Johnson was one of 22 graduates who became officially certified as law enforcement officers in Wisconsin by completing the academy training. A graduation ceremony was held Friday, Oct. 6 at CVTC’s Business Education Center in Eau Claire.
“I was about seven years old when my brother was sentenced to 10 years in prison,” Johnson said, recalling a difficult time of her life. “An officer came over to me while I was crying in a corner and explained to me what was going on. It was amazing that he came to comfort me."
“I understood that law enforcement wasn’t bad, but my brother had done something bad,” she continued. “And I realized that was a path I didn’t want to go on, seeing him being taken away.”
Johnson is the youngest child in a family originally from Milwaukee. She moved to Chippewa Falls with her parents about 10 years ago and attended Chippewa Falls Senior High School in her freshman year.
“My parents came up here for a better job, and a better environment for me to grow up in,” Johnson said.
Although she was already interested in law enforcement, Johnson chose to attend CVTC in the Cosmetology program after she graduated from high school. She needed some training to get a job fast, as she had a child to raise. She has been working at Great Clips in Lake Hallie for five years.
In 2015, Johnson came back to CVTC in the Criminal Justice-Law Enforcement program. “I knew it was time to do it,” she said.
At the graduation ceremony, academy director Eric Anderson praised Johnson for her persistence in achieving the objectives and taking leadership of a group seeking to improve their fitness. Johnson was chosen as one of two student speakers for the ceremony.

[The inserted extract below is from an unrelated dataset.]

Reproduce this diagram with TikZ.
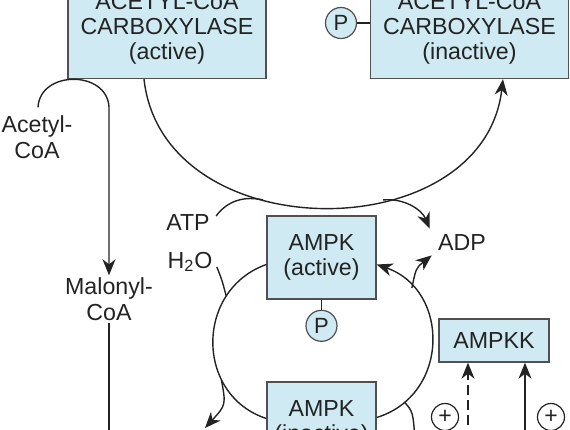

“When you want something bad enough, you can make it happen,” Johnson told her fellow graduates. “I am proud to say I chose to take action, make the sacrifices, and dedicate myself to the training and work toward my dream. Because of this accomplishment, I feel proud to be able to say that I look forward to having the privilege of serving my community as a law enforcement officer.”
Being a law enforcement officer in Wisconsin takes a great deal of training. The Academy graduates needed to complete 60 hours of college credits to qualify. Many, like Johnson, go through CVTC’s two-year Criminal Justice-Law Enforcement program, or through a university or other technical college. But academy training is necessary to become certified.
Five of the graduates had already been hired by law enforcement agencies that sponsored their attendance. Johnson, however, is one of the others who will now look for a job in the field.
“I would like to live in the area,” Johnson said. “I have two children now and there are good schools here. I want to stay. Someday I’d like to be a detective or an officer who works with sexual assault victims.”